You may be tempted to grind your roasted beans to speed up the process. While this will get rid of carbon dioxide quickly, you’ll risk having your coffee go stale prematurely. Coffee grounds have a much shorter shelf life than whole beans.
For the best cup possible, let your coffee degas whole and then grind the beans right before you intend to brew.
For reference, remember that coffee degassing takes longer with lightly roasted beans. The shorter the extraction time of your brew method, the longer your beans need to degas. In general, this is how long to degas based on your brewing method:
Degassing time for different brewing methods
|Pour over/drip||2-7 days|
|French press||2 days|
How do you know if your beans still need time?
The biggest test comes from brewing a cup of fresh coffee. But if you don’t want to waste coffee that might not be ready, there are a few ways to test whether your coffee is finished degassing.
The simplest is to pop some beans into a resealable plastic bag. Squeeze out all the air and leave the bag overnight. If the bag puffs up, it’s still degassing—no matter how many days off roast you are.

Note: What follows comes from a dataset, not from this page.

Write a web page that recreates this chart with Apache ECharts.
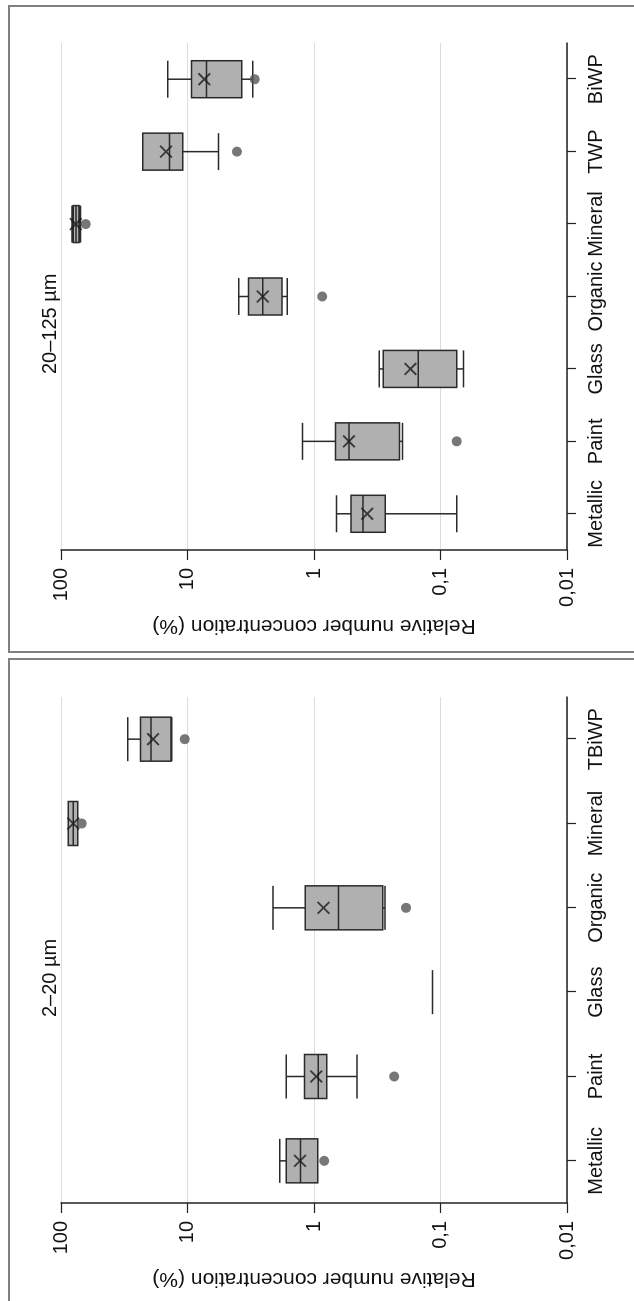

With darker roasts, you can tell by looking at your beans. They should still look a bit oily and leave residue on your hands when you handle them. If you notice that neither of these is true, brew those beans quickly before they become too stale.
Lighter roasts are harder to assess visually than darker roasts, but the bag test should help with them. Just remember that they will take significantly longer to degas than your dark roasts. You need plenty of patience to get the best cup possible.
Storage for degassing
When you want to degas, storage is important. Most store-bought coffee is shipped in bags with one-way degassing valves that will let out carbon dioxide without letting in oxygen. It should be degassed by the time you get it.
Buying fresh from the local roaster is different. Storage becomes an important factor. Anything fully airtight will trap the carbon dioxide, and the released gas may cause your container to explode if it’s left on its own for too long.
If you can find a container with a degassing valve, this will let you seal up your coffee immediately after roasting. If you can’t, you can use a typical airtight container but be sure not to seal it fully for at least 24 hours. Then return a couple of times over the next day to open the container and let out any carbon dioxide. Keep it brief, because you will also be letting in oxygen and oxygen is—along with light and moisture—one of coffee’s enemies.